Our third experiment found that color normalization did not reduce overall feature instability, suggesting that differences between sites are not contained to variation in color. Our results are consistent with Leo et al.19 which used a different color normalization scheme and found that normalization did not resolve feature instability. There is precedent for worse standardization following color normalization. Janowczyk et al.9 compared nuclei segmentation performance under six different color normalization schemes, including the method used in this study. That study found that segmentation was not always improved by normalization and that image content affected which normalization method performed best. These findings, along with our results, suggest color normalization may not necessarily resolve the problems of feature stability on account of variations induced by different sites and labs. These findings may be specific to the color normalization method chosen, it is possible that other color normalization methods would have produced different results.

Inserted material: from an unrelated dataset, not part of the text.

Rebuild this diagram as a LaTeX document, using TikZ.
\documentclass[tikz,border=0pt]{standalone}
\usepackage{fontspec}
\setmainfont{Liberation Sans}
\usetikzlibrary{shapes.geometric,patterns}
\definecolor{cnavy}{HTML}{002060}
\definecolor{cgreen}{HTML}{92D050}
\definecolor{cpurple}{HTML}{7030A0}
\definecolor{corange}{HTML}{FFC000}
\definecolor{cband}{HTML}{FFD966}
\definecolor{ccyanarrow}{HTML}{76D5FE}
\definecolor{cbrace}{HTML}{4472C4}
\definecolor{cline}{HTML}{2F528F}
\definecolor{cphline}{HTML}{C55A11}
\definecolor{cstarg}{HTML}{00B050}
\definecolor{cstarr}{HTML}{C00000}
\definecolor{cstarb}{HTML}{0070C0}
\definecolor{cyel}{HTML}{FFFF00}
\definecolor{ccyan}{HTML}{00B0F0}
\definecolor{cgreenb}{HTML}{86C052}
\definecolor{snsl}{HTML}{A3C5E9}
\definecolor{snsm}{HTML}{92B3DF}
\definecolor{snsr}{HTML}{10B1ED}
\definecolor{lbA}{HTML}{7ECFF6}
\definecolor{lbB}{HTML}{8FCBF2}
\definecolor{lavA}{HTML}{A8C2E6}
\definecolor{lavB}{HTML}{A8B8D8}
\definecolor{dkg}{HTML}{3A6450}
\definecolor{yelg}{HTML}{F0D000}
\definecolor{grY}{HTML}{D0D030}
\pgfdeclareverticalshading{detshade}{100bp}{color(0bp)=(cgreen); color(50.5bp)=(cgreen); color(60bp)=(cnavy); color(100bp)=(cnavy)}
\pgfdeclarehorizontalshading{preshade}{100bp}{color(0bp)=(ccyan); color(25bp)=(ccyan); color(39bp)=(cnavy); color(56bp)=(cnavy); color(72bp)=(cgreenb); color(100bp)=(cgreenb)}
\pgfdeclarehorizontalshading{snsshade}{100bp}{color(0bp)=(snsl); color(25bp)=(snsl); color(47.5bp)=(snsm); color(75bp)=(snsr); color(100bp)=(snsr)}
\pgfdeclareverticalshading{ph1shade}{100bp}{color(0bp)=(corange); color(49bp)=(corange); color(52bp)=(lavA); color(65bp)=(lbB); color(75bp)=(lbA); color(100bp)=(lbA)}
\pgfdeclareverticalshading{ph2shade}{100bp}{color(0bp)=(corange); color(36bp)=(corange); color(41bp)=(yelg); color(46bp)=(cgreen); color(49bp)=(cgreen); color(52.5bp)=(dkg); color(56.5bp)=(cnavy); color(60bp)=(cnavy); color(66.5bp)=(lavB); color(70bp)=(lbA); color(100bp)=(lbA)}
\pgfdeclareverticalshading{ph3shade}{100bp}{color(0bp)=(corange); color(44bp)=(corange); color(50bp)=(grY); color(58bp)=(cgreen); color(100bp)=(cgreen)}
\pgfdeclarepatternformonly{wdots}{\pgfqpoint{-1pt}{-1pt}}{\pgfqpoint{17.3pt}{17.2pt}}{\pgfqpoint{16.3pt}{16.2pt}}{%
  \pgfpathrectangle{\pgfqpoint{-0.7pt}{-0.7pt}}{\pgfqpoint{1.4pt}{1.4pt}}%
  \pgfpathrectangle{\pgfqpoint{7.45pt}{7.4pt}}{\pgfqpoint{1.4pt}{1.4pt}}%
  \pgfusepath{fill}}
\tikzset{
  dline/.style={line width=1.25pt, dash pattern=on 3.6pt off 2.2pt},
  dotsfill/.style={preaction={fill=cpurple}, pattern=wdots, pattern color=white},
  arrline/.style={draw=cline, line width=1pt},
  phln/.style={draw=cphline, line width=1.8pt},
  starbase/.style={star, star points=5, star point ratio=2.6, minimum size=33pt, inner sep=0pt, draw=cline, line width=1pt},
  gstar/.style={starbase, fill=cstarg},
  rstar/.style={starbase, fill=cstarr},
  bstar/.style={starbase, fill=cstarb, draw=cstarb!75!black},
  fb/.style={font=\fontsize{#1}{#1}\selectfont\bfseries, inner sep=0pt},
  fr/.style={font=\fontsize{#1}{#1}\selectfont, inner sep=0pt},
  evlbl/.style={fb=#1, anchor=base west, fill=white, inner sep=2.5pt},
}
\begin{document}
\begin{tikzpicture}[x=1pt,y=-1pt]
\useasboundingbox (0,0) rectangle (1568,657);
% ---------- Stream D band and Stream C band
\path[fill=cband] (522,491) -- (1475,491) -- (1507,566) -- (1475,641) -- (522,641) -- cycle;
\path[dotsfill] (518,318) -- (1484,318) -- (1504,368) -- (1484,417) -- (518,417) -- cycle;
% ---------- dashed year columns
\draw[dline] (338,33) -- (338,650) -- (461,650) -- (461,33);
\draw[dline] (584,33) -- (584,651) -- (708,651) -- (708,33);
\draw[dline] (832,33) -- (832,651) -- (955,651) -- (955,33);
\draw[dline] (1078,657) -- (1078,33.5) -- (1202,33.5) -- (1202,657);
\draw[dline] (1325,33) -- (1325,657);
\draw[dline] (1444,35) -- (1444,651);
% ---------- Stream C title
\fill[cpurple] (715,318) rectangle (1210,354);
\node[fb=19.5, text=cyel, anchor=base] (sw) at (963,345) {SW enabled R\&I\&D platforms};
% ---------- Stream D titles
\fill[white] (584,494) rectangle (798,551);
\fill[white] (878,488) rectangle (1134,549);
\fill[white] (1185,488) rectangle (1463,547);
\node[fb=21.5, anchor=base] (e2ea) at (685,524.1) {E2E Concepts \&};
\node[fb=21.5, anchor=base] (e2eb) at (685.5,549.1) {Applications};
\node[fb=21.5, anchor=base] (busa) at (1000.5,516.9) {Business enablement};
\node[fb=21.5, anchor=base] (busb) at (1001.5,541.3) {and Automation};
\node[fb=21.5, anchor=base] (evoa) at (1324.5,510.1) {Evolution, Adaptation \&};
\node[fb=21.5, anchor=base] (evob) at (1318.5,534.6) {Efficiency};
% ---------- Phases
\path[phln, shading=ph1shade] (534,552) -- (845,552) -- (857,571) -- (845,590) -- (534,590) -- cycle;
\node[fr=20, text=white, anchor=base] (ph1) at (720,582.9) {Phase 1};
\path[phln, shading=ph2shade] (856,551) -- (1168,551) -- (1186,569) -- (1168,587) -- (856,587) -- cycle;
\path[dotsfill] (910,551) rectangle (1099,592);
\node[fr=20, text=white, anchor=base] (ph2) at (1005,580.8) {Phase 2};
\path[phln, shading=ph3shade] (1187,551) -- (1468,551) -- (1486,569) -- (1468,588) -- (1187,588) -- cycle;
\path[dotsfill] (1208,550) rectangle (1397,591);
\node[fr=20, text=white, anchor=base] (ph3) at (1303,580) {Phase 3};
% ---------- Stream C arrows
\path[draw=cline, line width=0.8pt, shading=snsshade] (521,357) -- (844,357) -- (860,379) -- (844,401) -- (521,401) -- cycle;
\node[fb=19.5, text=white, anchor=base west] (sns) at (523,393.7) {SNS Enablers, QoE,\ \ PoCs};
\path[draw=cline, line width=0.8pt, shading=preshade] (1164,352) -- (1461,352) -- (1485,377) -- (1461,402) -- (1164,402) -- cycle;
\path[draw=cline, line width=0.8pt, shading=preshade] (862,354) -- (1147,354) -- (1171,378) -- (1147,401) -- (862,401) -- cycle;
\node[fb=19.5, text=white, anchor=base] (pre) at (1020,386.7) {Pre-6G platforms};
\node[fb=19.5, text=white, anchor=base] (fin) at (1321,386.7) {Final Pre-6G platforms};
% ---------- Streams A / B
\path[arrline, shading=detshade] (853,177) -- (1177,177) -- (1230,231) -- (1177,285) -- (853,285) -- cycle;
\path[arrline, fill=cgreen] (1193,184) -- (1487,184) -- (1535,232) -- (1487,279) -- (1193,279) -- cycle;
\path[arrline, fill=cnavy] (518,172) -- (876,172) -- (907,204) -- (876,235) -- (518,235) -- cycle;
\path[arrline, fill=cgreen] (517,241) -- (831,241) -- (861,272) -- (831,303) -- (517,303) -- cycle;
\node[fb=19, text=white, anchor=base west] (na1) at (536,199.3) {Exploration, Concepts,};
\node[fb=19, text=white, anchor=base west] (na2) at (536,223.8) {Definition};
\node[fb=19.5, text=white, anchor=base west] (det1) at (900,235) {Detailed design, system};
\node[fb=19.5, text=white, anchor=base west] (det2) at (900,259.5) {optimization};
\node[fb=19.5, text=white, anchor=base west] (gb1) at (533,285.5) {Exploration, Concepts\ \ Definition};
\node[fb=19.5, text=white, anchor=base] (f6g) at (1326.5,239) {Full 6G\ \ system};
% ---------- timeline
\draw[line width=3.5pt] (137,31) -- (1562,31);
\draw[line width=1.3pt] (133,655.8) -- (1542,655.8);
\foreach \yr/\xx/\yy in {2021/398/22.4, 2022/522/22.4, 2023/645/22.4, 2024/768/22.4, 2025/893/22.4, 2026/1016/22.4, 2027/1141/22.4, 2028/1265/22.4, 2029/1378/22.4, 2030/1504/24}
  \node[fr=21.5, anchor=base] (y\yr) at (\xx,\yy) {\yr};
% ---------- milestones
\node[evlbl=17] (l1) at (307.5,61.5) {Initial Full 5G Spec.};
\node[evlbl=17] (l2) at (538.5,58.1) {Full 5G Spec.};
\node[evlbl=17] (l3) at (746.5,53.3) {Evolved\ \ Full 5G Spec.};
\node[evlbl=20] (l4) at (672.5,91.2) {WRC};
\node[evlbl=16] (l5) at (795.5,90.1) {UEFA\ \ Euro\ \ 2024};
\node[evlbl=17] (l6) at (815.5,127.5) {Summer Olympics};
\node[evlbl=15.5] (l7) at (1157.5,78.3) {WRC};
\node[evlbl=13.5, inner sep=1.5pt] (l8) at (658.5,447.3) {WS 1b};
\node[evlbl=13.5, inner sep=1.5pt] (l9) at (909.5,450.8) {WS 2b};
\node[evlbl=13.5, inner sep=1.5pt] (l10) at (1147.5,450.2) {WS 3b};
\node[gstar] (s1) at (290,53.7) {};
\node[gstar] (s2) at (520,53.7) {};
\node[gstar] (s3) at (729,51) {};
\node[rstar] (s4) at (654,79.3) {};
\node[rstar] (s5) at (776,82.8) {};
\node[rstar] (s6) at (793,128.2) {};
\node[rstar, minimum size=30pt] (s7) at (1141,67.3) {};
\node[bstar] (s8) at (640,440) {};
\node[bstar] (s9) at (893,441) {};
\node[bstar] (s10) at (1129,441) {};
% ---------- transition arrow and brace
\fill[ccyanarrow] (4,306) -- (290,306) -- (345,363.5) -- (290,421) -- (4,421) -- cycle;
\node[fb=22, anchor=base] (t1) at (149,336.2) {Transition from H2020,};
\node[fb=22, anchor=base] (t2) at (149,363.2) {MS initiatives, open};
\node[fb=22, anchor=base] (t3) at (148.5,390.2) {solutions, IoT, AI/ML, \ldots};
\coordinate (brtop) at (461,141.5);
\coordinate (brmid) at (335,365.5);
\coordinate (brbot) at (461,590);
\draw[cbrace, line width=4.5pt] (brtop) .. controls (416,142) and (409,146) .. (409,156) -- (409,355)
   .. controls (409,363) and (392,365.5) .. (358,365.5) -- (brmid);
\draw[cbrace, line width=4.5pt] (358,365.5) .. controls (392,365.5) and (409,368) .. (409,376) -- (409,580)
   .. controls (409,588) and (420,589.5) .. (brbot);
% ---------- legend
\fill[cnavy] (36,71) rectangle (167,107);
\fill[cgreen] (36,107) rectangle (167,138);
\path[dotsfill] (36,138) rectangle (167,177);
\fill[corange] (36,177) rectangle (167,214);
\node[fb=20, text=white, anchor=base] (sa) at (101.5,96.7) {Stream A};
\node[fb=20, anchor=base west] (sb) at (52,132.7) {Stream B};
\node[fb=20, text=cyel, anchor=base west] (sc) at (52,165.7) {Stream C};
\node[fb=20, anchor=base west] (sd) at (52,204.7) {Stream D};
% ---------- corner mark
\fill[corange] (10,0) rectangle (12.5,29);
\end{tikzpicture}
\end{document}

The lack of stability improvement following color normalization suggests that fixation, preservation, and mounting may cause differences in morphology that extend beyond inducing just differences in color appearance. A site that injects formalin into tissue immediately after surgery will produce tissue with less autolysis than a site that just places the tissue in a formalin bath, a difference which may affect the quantitative descriptors extracted from that tissue. Immunohistochemical expression and quality of tissue DNA have been shown to be affected by formalin injection and excessively long fixation time41. Though these factors have not been shown to alter the visual appearance of the tissue in the judgment of human observers, QH methods may be more affected by these subtle changes.

Limitations of this study include that we examined only one gland segmentation method, used only two types of features, gland morphology and Haralick texture, had one model training/validation division, hold-one-site-out, did not directly integrate stability into feature selection, and used only one color normalization method. Because our features were extracted only from gland lumen, regions of the Gleason 4 tissue with fused glands without lumen were not fully characterized by our features. These regions contributed to feature values only through the absence of lumen and the resulting effects on features of gland arrangement and density. Additionally, while our annotations were as precise as possible, any Gleason 3 glands in the Gleason 4 regions would contribute to the feature values of those regions. Methods for characterizing glands that do not rely on luminal analysis may better capture the morphology of Gleason 4 regions. Future work in this area will use other methods of incorporating stability into feature selection in ways beyond a simple threshold and examining the utility of stability information for other classification tasks in other problems in digital pathology.

In this study we demonstrated a novel method for identifying features which are both discriminating and stable across site variation. We then showed that our method is useful for problems of cancer detection and grading and can improve model performance on independent validation sets. Feature stability is a critical and under-investigated component in the development of computer aided diagnosis systems. By leveraging stability information from multiple sites and incorporating that information into feature selection it may be possible to mitigate the effects of inter-site variation. Given the difficulty in standardizing laboratory procedures and equipment and the lack of success of color normalization methods in reducing feature instability in this study, clinically useful classifiers may need to consider feature instability in the model training process.